2013 Capex Plans In Flux—In plays like the Cana Woodford, which are dominated by a handful of operators, 2013 budgets are still evolving. Of the Four main players, Devon Energy Corp. (NYSE: DVN), Marathon Oil Corp. (NYSE: MRO), QEP Resources Inc. (NYSE: QEP), and Cimarex Energy Inc. (NYSE: XEC), all participate to some extent in each other’s wells.

“All of us are finding our non-operated obligations are increasing because of these infill drilling projects,” notes Tom Jorden, CEO for Cimarex. Jorden, speaking at the IPAA OGIS meeting in San Francisco, outlined the situation in regards to falling rig count in the Cana Woodford for analysts. “Everybody is trading plans for next year so we can all run on our capital. So a lot of what we do in Cana next year is going to be a function of how much outside operated capital we are exposed to.”
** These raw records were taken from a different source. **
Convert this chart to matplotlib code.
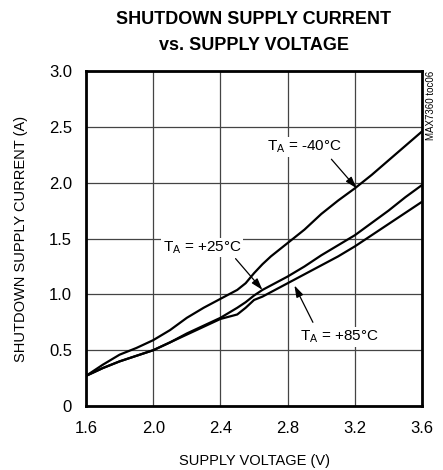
import matplotlib
matplotlib.use("Agg")
from matplotlib import pyplot as plt
from matplotlib import font_manager

names = {f.name for f in font_manager.fontManager.ttflist}
fam = [n for n in ["Liberation Sans Narrow", "Liberation Sans", "DejaVu Sans"] if n in names]
plt.rcParams['font.family'] = fam
plt.rcParams['mathtext.fontset'] = 'custom'
plt.rcParams['mathtext.rm'] = fam[0]

# supply voltage (V)
voltage = [1.6, 1.7, 1.8, 1.9, 2.0, 2.1, 2.2, 2.3, 2.4, 2.5, 2.55, 2.6, 2.65,
           2.7, 2.8, 2.9, 3.0, 3.1, 3.2, 3.3, 3.4, 3.5, 3.6]
# shutdown supply current per temperature
i_m40 = [0.27, 0.37, 0.46, 0.52, 0.59, 0.68, 0.79, 0.88, 0.96, 1.04, 1.10, 1.19, 1.27,
         1.34, 1.46, 1.58, 1.72, 1.84, 1.95, 2.07, 2.20, 2.33, 2.46]
i_p25 = [0.27, 0.34, 0.40, 0.45, 0.50, 0.57, 0.65, 0.72, 0.79, 0.88, 0.93, 0.99, 1.04,
         1.08, 1.16, 1.25, 1.35, 1.44, 1.53, 1.64, 1.75, 1.87, 1.98]
i_p85 = [0.27, 0.34, 0.40, 0.45, 0.50, 0.57, 0.64, 0.71, 0.78, 0.82, 0.88, 0.95, 0.98,
         1.02, 1.10, 1.18, 1.26, 1.34, 1.43, 1.53, 1.63, 1.73, 1.83]

xticks = [1.6, 2.0, 2.4, 2.8, 3.2, 3.6]
yticks = [0, 0.5, 1.0, 1.5, 2.0, 2.5, 3.0]
ylabels = ["0", "0.5", "1.0", "1.5", "2.0", "2.5", "3.0"]

fig = plt.figure(figsize=(4.43, 4.70), dpi=100)
ax = fig.add_axes([0.194, 0.136, 0.759, 0.713])

for c in [i_m40, i_p25, i_p85]:
    ax.plot(voltage, c, color='black', lw=1.6, solid_capstyle='round')

ax.set_xlim(1.6, 3.6)
ax.set_ylim(0, 3.0)
ax.set_xticks(xticks)
ax.set_xticklabels([f"{v:.1f}" for v in xticks])
ax.set_yticks(yticks)
ax.set_yticklabels(ylabels)
ax.tick_params(length=0, labelsize=12)
ax.tick_params(axis='x', pad=11)
ax.tick_params(axis='y', pad=10)
ax.grid(True, color='#444444', lw=0.9)
ax.set_axisbelow(True)
for s in ax.spines.values():
    s.set_linewidth(2.0)

ax.set_xlabel("SUPPLY VOLTAGE (V)", fontsize=10.5, labelpad=13)
ax.set_ylabel("SHUTDOWN SUPPLY CURRENT (A)", fontsize=10.5, labelpad=15)

fig.text(0.573, 0.977, "SHUTDOWN SUPPLY CURRENT\nvs. SUPPLY VOLTAGE",
         ha='center', va='top', fontsize=13, fontweight='bold', linespacing=1.7)
fig.text(0.972, 0.849, "MAX7360 toc06", rotation=90, ha='center', va='top', fontsize=7)

arrow = dict(arrowstyle='-|>,head_length=0.7,head_width=0.22', color='black', lw=0.9,
             shrinkA=0, shrinkB=0)
box = dict(boxstyle='square,pad=0.1', fc='white', ec='none')
ax.text(2.90, 2.32, r"T$_\mathregular{A}$ = -40°C", ha='center', va='center',
        fontsize=11, bbox=box)
ax.annotate("", xy=(3.21, 1.95), xytext=(3.06, 2.21), arrowprops=arrow)
ax.text(2.29, 1.42, r"T$_\mathregular{A}$ = +25°C", ha='center', va='center',
        fontsize=11, bbox=box)
ax.annotate("", xy=(2.65, 1.04), xytext=(2.49, 1.32), arrowprops=arrow)
ax.text(3.11, 0.62, r"T$_\mathregular{A}$ = +85°C", ha='center', va='center',
        fontsize=11, bbox=box)
ax.annotate("", xy=(2.84, 1.08), xytext=(2.95, 0.75), arrowprops=arrow)

fig.savefig("out.png", dpi=100)
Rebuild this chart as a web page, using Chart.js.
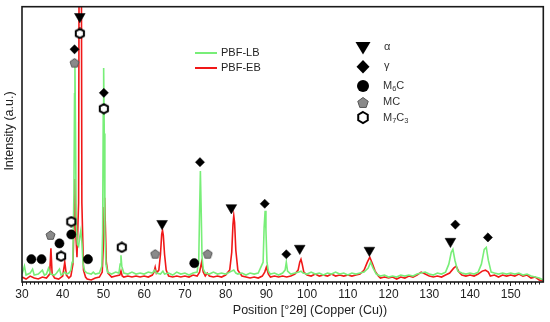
<!DOCTYPE html>
<html>
<head>
<meta charset="utf-8">
<script src="https://cdn.jsdelivr.net/npm/chart.js@4.4.1/dist/chart.umd.min.js"></script>
<style>
    html, body { margin: 0; padding: 0; background: #fff; }
</style>
</head>
<body>
<canvas id="chart" width="550" height="322"></canvas>
<script>
// PBF-LB (green) pattern
const lbPosition = [
    30, 30.6, 31, 32, 32.6, 33, 34, 35, 35.5, 36, 36.5, 37, 38, 38.5, 39.2, 39.6, 40, 40.5, 41, 41.5,
    42, 42.3, 42.5, 42.75, 42.9, 43.0, 43.15, 43.3, 43.6, 43.9, 44.2, 44.45, 44.7, 45.0, 45.4, 46, 47, 47.5, 48, 49,
    49.6, 49.8, 49.95, 50.05, 50.2, 50.35, 50.6, 51, 52, 53, 53.8, 54.1, 54.3, 54.5, 55, 56, 57, 58, 59, 60,
    61, 62, 62.6, 63, 64, 64.6, 65, 66, 67, 68, 69, 70, 71, 72, 73, 73.4, 73.6, 73.8, 74.0, 74.2,
    74.5, 75, 76, 77, 78, 79, 80, 81, 82, 82.5, 83, 84, 85, 86, 87, 88, 89.2, 89.45, 89.7, 89.9,
    90.15, 90.5, 91, 92, 93, 94, 94.6, 94.9, 95.2, 96, 97, 98, 98.5, 99, 100, 101, 102, 103, 104, 105,
    106, 107, 108, 109, 110, 111, 112, 113, 114, 115, 115.6, 116.2, 117, 118, 119, 120, 121, 122, 123, 124,
    125, 126, 127, 128, 129, 130, 131, 132, 133, 134, 134.8, 135.4, 135.8, 136.3, 137, 138, 139, 140, 141, 142,
    142.8, 143.5, 144.0, 144.5, 145.2, 146, 147, 148, 149, 150, 151, 152, 153, 154, 155, 156, 157, 158
];
const lbIntensity = [
    8, 16, 7, 9, 13, 7, 8, 12, 7, 8, 14, 8, 7, 9, 13, 7, 8, 10, 8, 9,
    12, 20, 28, 90, 190, 218, 150, 60, 38, 36, 46, 52, 40, 18, 11, 9, 8, 10, 8, 9,
    16, 50, 170, 216, 150, 50, 18, 10, 8, 10, 9, 18, 27, 16, 9, 8, 10, 8, 9, 8,
    10, 9, 12, 9, 8, 11, 8, 9, 7, 10, 8, 9, 7, 9, 10, 22, 70, 112, 72, 26,
    13, 9, 8, 10, 8, 9, 8, 10, 12, 9, 8, 9, 7, 9, 8, 9, 20, 55, 72, 52,
    20, 11, 8, 9, 7, 9, 12, 20, 11, 8, 9, 10, 11, 9, 8, 10, 8, 9, 7, 9,
    8, 10, 8, 9, 7, 9, 8, 9, 10, 14, 20, 14, 8, 6, 7, 5, 6, 5, 7, 6,
    7, 6, 8, 9, 10, 8, 7, 9, 8, 10, 18, 30, 33, 22, 11, 9, 8, 9, 8, 10,
    18, 33, 35, 22, 10, 9, 8, 9, 8, 9, 8, 9, 7, 8, 6, 5, 4, 2
];

// PBF-EB (red) pattern
const ebPosition = [
    30, 31, 32, 33, 34, 35, 36, 36.8, 37.1, 37.4, 38, 39, 40, 40.5, 40.9, 41.5, 42, 42.5, 42.8, 43.0,
    43.2, 43.5, 43.9, 44.3, 44.7, 45.1, 45.6, 46, 47, 48, 49, 49.7, 50.0, 50.15, 50.3, 50.45, 50.7, 51.1, 52, 53,
    54, 54.3, 54.6, 55, 56, 57, 58, 59, 60, 61, 62, 62.4, 62.7, 63.0, 63.6, 64.0, 64.3, 64.5, 64.7, 65.0,
    65.4, 66, 67, 68, 69, 70, 71, 72, 73, 73.6, 74.1, 74.5, 75, 75.5, 76, 77, 78, 79, 80, 81,
    81.5, 81.8, 82.0, 82.2, 82.5, 83, 84, 85, 86, 87, 88, 89, 89.6, 90.0, 90.5, 91, 92, 93, 94, 95,
    96, 97, 97.8, 98.2, 98.5, 98.8, 99.2, 100, 101, 102, 103, 104, 105, 106, 107, 108, 109, 110, 111, 112,
    113, 114, 114.8, 115.4, 116.0, 116.7, 117.5, 118, 119, 120, 121, 122, 123, 124, 125, 126, 127, 128, 129, 130,
    131, 132, 133, 134, 135, 136, 136.6, 137.3, 138, 139, 140, 141, 142, 143, 143.8, 144.5, 145, 146, 147, 148,
    149, 150, 151, 152, 153, 154, 155, 156, 157, 158
];
const ebIntensity = [
    5, 3, 6, 4, 3, 5, 4, 8, 34, 8, 4, 3, 6, 20, 7, 4, 6, 18, 60, 104,
    50, 25, 80, 900, 80, 12, 5, 3, 2, 4, 5, 10, 40, 75, 85, 60, 20, 9, 5, 6,
    7, 11, 6, 5, 6, 5, 6, 5, 6, 5, 7, 10, 15, 9, 12, 28, 48, 52, 47, 28,
    12, 6, 5, 6, 5, 6, 5, 7, 6, 10, 20, 10, 6, 9, 6, 5, 6, 5, 7, 12,
    30, 58, 67, 60, 32, 12, 6, 5, 4, 5, 4, 6, 10, 15, 8, 5, 6, 5, 6, 5,
    6, 8, 12, 20, 23, 18, 10, 7, 6, 8, 6, 7, 6, 8, 6, 7, 6, 7, 6, 7,
    8, 12, 20, 25, 19, 11, 6, 4, 5, 4, 5, 3, 5, 4, 6, 5, 7, 10, 8, 6,
    5, 6, 5, 7, 9, 14, 16, 10, 7, 6, 7, 6, 8, 11, 12, 10, 6, 7, 5, 7,
    6, 7, 6, 8, 6, 7, 4, 5, 2, 1
];

// phase markers: position [°2θ] and height above the axis
const alphaPosition = [44.2, 64.4, 81.4, 98.2, 115.3, 135.2];
const alphaHeight = [268, 59, 75, 34, 32, 41];
const gammaPosition = [42.9, 50.1, 73.7, 89.6, 94.9, 136.4, 144.4];
const gammaHeight = [235, 191, 121, 79, 28, 58, 45];
const m6cPosition = [32.3, 34.8, 39.2, 42.1, 46.2, 72.3];
const m6cHeight = [23, 23, 39, 48, 23, 19];
const mcPosition = [37.0, 42.9, 62.7, 75.6];
const mcHeight = [47, 221, 28, 28];
const m7c3Position = [44.2, 50.1, 42.1, 39.6, 54.5];
const m7c3Height = [251, 175, 61, 26, 35];

const xTicks = [30, 40, 50, 60, 70, 80, 90, 100, 110, 120, 130, 140, 150];

const GREEN = "#78ee78";
const RED = "#f01818";
const FONT = "'Liberation Sans', Arial, sans-serif";

function toPoints(xs, ys) {
    return xs.map((x, i) => ({ x: x, y: ys[i] }));
}

function polygonCanvas(sides, size, fill, stroke, lineWidth) {
    const c = document.createElement("canvas");
    c.width = size;
    c.height = size;
    const g = c.getContext("2d");
    drawPolygon(g, size / 2, size / 2, size / 2 - lineWidth / 2 - 0.3, sides);
    g.fillStyle = fill;
    g.fill();
    g.strokeStyle = stroke;
    g.lineWidth = lineWidth;
    g.stroke();
    return c;
}

function drawPolygon(g, cx, cy, r, sides) {
    g.beginPath();
    for (let i = 0; i < sides; i++) {
        const a = (i * 2 * Math.PI) / sides;
        const px = cx + r * Math.sin(a);
        const py = cy - r * Math.cos(a);
        if (i === 0) g.moveTo(px, py);
        else g.lineTo(px, py);
    }
    g.closePath();
}

const pentagonImg = polygonCanvas(5, 11, "#8a8a8a", "#555", 1);
const hexagonImg = polygonCanvas(6, 12, "#fff", "#000", 2);

function markerSet(label, xs, ys, style, radius, rotation) {
    return {
        type: "scatter",
        label: label,
        data: toPoints(xs, ys),
        pointStyle: style,
        pointRadius: radius,
        pointRotation: rotation || 0,
        backgroundColor: "#000",
        borderColor: "#000",
        borderWidth: 0.5,
        showLine: false,
    };
}

// symbol legend + line legend + axis titles + frame
const decorPlugin = {
    id: "decor",
    afterDraw(chart) {
        const ctx = chart.ctx;
        const area = chart.chartArea;
        const xs = chart.scales.x;
        ctx.save();

        // minor ticks every degree
        ctx.strokeStyle = "#222";
        ctx.lineWidth = 1;
        ctx.beginPath();
        for (let v = 31; v < 158; v++) {
            if (v % 10 === 0) continue;
            const px = Math.round(xs.getPixelForValue(v)) + 0.5;
            ctx.moveTo(px, area.bottom);
            ctx.lineTo(px, area.bottom + 2.5);
        }
        ctx.stroke();

        // frame
        ctx.strokeStyle = "#1a1a1a";
        ctx.lineWidth = 1.6;
        ctx.strokeRect(area.left, area.top, area.right - area.left, area.bottom - area.top);

        // axis titles
        ctx.fillStyle = "#222";
        ctx.font = "12.5px " + FONT;
        ctx.textAlign = "center";
        ctx.textBaseline = "middle";
        ctx.fillText("Position [°2θ] (Copper (Cu))", 310, 311);
        ctx.save();
        ctx.translate(10, 131);
        ctx.rotate(-Math.PI / 2);
        ctx.fillText("Intensity (a.u.)", 0, 0);
        ctx.restore();

        // line legend
        ctx.lineWidth = 2;
        ctx.strokeStyle = GREEN;
        ctx.beginPath();
        ctx.moveTo(195, 53);
        ctx.lineTo(217, 53);
        ctx.stroke();
        ctx.strokeStyle = RED;
        ctx.beginPath();
        ctx.moveTo(195, 68);
        ctx.lineTo(217, 68);
        ctx.stroke();
        ctx.fillStyle = "#222";
        ctx.font = "11px " + FONT;
        ctx.textAlign = "left";
        ctx.fillText("PBF-LB", 221, 53);
        ctx.fillText("PBF-EB", 221, 68);

        // symbol legend
        const sx = 363;
        ctx.fillStyle = "#000";
        ctx.beginPath();
        ctx.moveTo(sx - 7.5, 42);
        ctx.lineTo(sx + 7.5, 42);
        ctx.lineTo(sx, 54.5);
        ctx.closePath();
        ctx.fill();

        ctx.beginPath();
        ctx.moveTo(sx, 60);
        ctx.lineTo(sx + 6.5, 66.7);
        ctx.lineTo(sx, 73.4);
        ctx.lineTo(sx - 6.5, 66.7);
        ctx.closePath();
        ctx.fill();

        ctx.beginPath();
        ctx.arc(sx, 86, 6, 0, Math.PI * 2);
        ctx.fill();

        drawPolygon(ctx, sx, 103, 5.5, 5);
        ctx.fillStyle = "#8a8a8a";
        ctx.fill();
        ctx.strokeStyle = "#555";
        ctx.lineWidth = 1;
        ctx.stroke();

        drawPolygon(ctx, sx, 117.5, 5.5, 6);
        ctx.fillStyle = "#fff";
        ctx.fill();
        ctx.strokeStyle = "#000";
        ctx.lineWidth = 2;
        ctx.stroke();

        ctx.fillStyle = "#333";
        const tx = 383;
        ctx.font = "11px " + FONT;
        ctx.fillText("α", tx + 1, 47);
        ctx.fillText("γ", tx + 1, 66);
        drawFormula(ctx, tx, 86, ["M", "6", "C"]);
        ctx.font = "11px " + FONT;
        ctx.fillText("MC", tx, 102);
        drawFormula(ctx, tx, 118, ["M", "7", "C", "3"]);

        ctx.restore();
    },
};

// alternating normal / subscript pieces
function drawFormula(ctx, x, y, parts) {
    let cx = x;
    parts.forEach((p, i) => {
        const sub = i % 2 === 1;
        ctx.font = (sub ? "7.5px " : "11px ") + FONT;
        ctx.fillText(p, cx, sub ? y + 3 : y);
        cx += ctx.measureText(p).width;
    });
}

const ctx = document.getElementById("chart").getContext("2d");

new Chart(ctx, {
    type: "line",
    data: {
        datasets: [
            markerSet("α", alphaPosition, alphaHeight, "triangle", 6.2, 180),
            markerSet("γ", gammaPosition, gammaHeight, "rectRot", 4.6),
            markerSet("M6C", m6cPosition, m6cHeight, "circle", 4.6),
            markerSet("MC", mcPosition, mcHeight, pentagonImg, 5),
            markerSet("M7C3", m7c3Position, m7c3Height, hexagonImg, 6),
            {
                label: "PBF-LB",
                data: toPoints(lbPosition, lbIntensity),
                borderColor: GREEN,
                borderWidth: 1.6,
                pointRadius: 0,
                tension: 0,
            },
            {
                label: "PBF-EB",
                data: toPoints(ebPosition, ebIntensity),
                borderColor: RED,
                borderWidth: 1.6,
                pointRadius: 0,
                tension: 0,
            },
        ],
    },
    options: {
        responsive: false,
        animation: false,
        layout: { padding: { left: 22, right: 5, top: 4, bottom: 0 } },
        plugins: {
            legend: { display: false },
            tooltip: { enabled: false },
        },
        scales: {
            x: {
                type: "linear",
                min: 30,
                max: 158,
                afterBuildTicks: (scale) => {
                    scale.ticks = xTicks.map((v) => ({ value: v }));
                },
                afterFit: (scale) => {
                    scale.height = 40;
                },
                ticks: {
                    color: "#222",
                    font: { family: FONT, size: 12 },
                    padding: 1,
                    maxRotation: 0,
                },
                grid: {
                    drawOnChartArea: false,
                    drawTicks: true,
                    tickLength: 4,
                    color: "#222",
                },
                border: { display: false },
            },
            y: {
                display: false,
                min: 0,
                max: 278,
            },
        },
    },
    plugins: [decorPlugin],
});
</script>
</body>
</html>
Cimarex will exit 2012 with four rigs active in the Cana, down from 12 at the beginning of the year. The company has yet to determine the number of rigs it will employ in 2013. “If we are in a non-operated well, we’re going to participate in that. So we’re going to see what our non-operated obligations are, and then the swing capital for Cana will be our operated capital.”

Overall rig count in the Cana Woodford is down nearly two-dozen units from its 2011 peak.

For Whom the Bell Tolls

Bottom line? Gas bad; oil good while the status of NGLs is in flux. With declining rig count, the land drilling sector has become an analog for the greater services market: demand is down, more capacity is arriving in an oversupplied market, spot market pricing is dropping, while units that roll off contract are seeing contract renewals for shorter terms. Those themes are rippling through the oil services and creating angst among sell-side analysts in regards to fourth quarter 2012 performance with little visibility into 2013.

So ask not for whom the analyst bell tolls, service providers. The bell tolls for thee.